Pour expliquer ce phénomène et le décrypter, Wanna Thompson a écrit un article pour le site Paper : "Comment les femmes blanches d'Instagram profitent des femmes noires". Elle décrit un phénomène d'appropriation récurrente de look et de styles des femmes noires par des femmes blanches. Sauf que "ces femmes ont le luxe de choisir les aspects qu'elles veulent imiter sans s'occuper pleinement des conséquences de la négritude".

Elle décrit des instagrameuses qui capitalisent sur cette "négritude" pour attirer les abonné·es qui les croient noires, mais aussi les sponsors, qui ne vont pas à des vraies personnes noires : "Elles portent des traits des femmes noires comme un costume, avec de nombreux produits de remplissage pour les lèvres, des bronzages foncés et des tentatives de manipulation de la texture de leurs cheveux."
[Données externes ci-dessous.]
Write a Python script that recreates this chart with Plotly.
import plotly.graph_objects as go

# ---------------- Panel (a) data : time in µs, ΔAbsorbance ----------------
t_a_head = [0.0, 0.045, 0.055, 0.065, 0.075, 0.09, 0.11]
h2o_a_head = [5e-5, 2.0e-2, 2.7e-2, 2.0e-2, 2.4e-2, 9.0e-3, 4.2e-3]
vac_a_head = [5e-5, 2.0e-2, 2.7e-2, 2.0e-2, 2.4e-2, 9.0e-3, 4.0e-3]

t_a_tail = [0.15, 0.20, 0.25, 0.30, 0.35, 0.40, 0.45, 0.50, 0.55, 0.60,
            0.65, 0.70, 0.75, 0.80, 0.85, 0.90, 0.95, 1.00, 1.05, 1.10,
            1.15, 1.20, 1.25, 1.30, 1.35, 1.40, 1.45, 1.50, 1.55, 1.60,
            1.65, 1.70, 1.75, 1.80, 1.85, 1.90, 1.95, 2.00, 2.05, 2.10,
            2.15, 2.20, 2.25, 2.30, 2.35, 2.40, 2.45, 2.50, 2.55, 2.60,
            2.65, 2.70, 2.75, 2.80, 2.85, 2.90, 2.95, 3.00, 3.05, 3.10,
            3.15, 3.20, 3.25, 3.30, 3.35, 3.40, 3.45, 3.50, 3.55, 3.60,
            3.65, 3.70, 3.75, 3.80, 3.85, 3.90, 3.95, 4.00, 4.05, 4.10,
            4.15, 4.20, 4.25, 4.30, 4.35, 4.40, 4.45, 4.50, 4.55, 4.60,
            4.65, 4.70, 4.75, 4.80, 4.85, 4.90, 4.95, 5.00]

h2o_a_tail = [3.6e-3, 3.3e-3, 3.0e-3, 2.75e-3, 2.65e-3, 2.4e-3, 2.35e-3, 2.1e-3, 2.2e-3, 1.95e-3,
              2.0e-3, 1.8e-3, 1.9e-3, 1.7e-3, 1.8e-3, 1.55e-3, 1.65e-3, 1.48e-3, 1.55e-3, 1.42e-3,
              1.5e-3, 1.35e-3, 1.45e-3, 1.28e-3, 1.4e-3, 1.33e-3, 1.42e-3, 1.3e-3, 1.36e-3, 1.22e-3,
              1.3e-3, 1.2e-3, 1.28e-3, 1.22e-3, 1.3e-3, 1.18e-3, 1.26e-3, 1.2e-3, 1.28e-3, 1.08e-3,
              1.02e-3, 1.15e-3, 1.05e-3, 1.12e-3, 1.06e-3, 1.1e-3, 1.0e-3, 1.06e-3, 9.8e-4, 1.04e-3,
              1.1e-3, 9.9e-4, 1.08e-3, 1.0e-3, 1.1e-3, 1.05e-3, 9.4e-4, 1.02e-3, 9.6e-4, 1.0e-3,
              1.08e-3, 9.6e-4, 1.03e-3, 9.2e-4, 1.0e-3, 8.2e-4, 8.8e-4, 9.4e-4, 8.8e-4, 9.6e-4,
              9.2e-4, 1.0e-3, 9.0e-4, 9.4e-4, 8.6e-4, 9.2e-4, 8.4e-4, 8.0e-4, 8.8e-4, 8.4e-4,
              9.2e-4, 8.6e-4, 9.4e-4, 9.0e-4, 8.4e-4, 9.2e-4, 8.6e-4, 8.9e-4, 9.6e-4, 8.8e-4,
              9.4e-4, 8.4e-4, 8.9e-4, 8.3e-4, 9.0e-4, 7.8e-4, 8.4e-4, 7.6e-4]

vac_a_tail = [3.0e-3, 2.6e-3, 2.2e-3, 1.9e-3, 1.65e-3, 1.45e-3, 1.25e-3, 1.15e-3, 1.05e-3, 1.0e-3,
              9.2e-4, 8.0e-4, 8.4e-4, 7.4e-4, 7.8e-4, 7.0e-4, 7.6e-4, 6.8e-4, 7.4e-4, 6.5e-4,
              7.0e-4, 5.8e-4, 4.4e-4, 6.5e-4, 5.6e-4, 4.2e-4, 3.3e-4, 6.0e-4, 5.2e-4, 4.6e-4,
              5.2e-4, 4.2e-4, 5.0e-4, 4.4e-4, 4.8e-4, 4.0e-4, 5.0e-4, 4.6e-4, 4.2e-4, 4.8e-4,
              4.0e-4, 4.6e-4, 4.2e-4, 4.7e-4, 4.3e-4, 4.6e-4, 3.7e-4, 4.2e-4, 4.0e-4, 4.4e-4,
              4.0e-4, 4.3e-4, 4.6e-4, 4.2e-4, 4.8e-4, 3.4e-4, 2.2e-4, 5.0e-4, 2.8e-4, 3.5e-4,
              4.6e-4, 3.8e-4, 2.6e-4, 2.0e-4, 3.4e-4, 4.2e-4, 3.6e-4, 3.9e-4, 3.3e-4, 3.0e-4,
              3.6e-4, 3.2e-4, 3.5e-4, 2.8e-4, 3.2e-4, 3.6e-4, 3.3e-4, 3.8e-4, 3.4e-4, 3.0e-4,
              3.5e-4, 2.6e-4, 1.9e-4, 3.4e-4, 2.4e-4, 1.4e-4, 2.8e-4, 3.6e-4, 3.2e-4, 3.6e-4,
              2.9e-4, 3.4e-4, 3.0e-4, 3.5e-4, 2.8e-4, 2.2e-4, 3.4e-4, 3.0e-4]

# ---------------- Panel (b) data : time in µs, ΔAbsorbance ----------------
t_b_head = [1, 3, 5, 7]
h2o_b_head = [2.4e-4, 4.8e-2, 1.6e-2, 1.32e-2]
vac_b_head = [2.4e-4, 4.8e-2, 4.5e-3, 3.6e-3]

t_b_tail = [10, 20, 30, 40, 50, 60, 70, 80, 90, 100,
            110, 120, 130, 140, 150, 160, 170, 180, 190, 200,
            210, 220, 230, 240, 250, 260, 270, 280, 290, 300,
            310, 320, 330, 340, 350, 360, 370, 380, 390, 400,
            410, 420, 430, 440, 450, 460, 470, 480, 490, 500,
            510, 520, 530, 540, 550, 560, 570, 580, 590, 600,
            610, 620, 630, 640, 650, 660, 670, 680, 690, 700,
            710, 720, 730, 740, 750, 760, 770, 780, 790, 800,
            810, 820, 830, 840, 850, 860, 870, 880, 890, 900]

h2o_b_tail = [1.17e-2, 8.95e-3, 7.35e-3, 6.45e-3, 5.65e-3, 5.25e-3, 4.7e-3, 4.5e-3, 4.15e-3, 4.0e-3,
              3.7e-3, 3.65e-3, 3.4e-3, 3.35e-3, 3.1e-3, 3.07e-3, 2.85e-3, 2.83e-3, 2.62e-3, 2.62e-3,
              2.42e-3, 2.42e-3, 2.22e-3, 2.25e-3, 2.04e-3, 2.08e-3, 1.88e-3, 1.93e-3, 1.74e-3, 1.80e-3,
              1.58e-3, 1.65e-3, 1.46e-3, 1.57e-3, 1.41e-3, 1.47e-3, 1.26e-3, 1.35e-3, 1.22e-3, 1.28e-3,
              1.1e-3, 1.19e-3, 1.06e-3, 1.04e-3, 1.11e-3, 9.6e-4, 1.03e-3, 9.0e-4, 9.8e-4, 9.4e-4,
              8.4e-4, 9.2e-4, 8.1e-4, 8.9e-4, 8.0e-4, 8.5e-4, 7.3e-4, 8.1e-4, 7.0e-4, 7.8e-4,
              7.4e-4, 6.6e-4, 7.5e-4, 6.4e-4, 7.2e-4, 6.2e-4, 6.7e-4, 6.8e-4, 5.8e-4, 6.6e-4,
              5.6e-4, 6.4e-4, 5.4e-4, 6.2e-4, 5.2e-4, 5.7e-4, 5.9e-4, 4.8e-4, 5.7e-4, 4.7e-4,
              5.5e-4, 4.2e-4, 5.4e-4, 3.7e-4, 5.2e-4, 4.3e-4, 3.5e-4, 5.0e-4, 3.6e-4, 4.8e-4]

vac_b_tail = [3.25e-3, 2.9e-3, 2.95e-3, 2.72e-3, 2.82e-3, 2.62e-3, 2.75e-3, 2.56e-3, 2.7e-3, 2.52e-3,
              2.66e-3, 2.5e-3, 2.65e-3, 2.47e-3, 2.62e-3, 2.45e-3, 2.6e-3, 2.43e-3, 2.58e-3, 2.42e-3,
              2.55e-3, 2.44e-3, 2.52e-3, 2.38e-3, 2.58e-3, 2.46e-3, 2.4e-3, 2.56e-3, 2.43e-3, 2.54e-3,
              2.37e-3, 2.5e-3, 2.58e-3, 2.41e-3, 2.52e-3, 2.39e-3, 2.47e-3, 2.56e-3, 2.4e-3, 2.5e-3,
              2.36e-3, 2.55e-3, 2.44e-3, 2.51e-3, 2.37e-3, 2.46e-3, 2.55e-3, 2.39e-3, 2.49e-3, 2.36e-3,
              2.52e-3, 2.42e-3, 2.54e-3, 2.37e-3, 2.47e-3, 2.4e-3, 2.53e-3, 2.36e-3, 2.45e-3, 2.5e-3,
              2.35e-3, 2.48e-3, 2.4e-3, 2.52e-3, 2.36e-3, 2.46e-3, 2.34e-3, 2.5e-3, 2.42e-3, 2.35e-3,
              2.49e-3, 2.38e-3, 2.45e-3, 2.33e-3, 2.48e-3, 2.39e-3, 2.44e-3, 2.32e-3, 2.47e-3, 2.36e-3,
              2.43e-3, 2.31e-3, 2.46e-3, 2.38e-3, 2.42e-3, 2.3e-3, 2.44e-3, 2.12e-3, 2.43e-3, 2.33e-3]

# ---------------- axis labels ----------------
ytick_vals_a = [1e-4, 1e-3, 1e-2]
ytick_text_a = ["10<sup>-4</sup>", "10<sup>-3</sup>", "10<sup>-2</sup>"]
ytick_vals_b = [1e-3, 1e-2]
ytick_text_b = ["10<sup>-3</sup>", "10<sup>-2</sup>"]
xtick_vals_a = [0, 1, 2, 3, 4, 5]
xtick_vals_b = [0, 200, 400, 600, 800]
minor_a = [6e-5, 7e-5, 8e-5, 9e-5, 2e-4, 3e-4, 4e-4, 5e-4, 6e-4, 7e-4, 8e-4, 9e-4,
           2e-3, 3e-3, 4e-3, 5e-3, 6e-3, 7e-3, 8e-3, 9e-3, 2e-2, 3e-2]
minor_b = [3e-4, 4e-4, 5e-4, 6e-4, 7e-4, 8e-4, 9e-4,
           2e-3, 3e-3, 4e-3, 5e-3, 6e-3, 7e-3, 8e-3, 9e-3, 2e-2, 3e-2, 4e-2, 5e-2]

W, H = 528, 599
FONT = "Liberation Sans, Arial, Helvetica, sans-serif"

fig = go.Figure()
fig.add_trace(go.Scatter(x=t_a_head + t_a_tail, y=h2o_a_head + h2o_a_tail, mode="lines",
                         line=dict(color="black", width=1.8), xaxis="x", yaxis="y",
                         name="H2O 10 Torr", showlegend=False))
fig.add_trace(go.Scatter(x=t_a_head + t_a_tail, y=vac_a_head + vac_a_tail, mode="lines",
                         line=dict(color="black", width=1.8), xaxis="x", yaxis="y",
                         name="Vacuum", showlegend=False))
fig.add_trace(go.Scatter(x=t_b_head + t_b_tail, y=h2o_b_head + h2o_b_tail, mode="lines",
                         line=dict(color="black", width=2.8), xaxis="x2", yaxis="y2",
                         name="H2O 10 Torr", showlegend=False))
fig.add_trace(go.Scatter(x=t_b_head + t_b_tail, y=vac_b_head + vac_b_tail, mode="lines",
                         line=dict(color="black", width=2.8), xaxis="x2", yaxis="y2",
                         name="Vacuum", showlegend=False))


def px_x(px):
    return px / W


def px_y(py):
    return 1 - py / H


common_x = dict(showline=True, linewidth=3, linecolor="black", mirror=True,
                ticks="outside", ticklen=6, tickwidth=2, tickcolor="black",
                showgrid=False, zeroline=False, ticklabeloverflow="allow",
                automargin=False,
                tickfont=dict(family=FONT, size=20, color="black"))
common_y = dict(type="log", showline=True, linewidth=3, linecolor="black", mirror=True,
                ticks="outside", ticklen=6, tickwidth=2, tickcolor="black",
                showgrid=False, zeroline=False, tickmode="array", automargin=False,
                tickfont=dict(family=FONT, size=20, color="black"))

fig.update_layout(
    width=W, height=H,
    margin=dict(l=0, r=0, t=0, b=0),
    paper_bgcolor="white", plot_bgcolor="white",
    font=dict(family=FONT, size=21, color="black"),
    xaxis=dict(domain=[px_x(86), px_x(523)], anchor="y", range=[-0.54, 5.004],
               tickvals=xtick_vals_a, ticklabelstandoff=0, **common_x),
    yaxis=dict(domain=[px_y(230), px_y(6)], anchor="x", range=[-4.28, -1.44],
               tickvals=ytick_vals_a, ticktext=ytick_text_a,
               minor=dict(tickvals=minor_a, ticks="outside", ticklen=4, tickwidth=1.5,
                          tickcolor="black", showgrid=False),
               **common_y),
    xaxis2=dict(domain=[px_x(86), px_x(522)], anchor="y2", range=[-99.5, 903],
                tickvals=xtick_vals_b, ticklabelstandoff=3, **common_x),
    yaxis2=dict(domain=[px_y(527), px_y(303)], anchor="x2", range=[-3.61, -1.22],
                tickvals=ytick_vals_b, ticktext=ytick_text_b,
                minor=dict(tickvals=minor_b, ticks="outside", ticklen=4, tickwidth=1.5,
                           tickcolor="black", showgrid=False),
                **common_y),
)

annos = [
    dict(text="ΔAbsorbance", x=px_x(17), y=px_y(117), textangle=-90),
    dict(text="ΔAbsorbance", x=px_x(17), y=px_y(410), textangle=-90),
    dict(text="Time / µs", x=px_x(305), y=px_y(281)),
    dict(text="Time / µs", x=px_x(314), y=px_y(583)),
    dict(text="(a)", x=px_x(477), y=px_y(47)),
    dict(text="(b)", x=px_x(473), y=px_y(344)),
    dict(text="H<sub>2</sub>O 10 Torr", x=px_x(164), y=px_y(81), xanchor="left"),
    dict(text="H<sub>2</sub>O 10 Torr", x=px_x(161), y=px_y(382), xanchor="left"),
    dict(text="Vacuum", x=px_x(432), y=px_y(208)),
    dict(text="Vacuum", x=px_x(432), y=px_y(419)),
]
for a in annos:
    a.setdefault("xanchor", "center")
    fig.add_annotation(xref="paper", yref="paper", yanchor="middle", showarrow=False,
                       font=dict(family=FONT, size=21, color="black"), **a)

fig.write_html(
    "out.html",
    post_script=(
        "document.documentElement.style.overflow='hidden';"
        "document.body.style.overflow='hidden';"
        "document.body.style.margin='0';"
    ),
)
Emma Hallberg n'est d'ailleurs pas la seule à dire que sa couleur de peau a changé grâce au bronzage. Elle a également posté un tuto sur Youtube pour expliquer avec un pinceau comment elle obtient ce teint "brillant".

Cette pratique du "nigger fishing" rend Wanna Thompson d'autant plus furieuse que "les femmes noires doivent travailler deux fois plus durement pour obtenir les mêmes avantages, sinon moins, que les femmes blanches dans ces espaces, et lorsque les influenceuses blanches sont récompensés par des partenariats et le parrainage de marques sous le prétexte pernicieux qu'elles sont racialement ambiguës."

Certains profils de ces femmes sont perturbants pour cette pratique. Il semble également que certaines aient un rapport particulièrement malsain à leur corps, affichant des tailles extrêmement fines comparées au reste de leur corps par exemple, ou semblant avoir eu recours à de la chirurgie esthétique.

Dans une interview pour HelloGiggles, celle qui est devenue une sorte de "lanceuse d'alerte", Wanna Thompson, appelle à un réveil des consciences : "Les femmes blanches veulent les avantages d'être noires sans assumer les responsabilités qui en découlent. Elles voient les caractéristiques que les femmes noires ont la chance d'avoir, et font littéralement n'importe quoi pour l'obtenir. Cette forme de 'blackface' est encore plus offensante parce qu'elles n'essaient même pas de le cacher."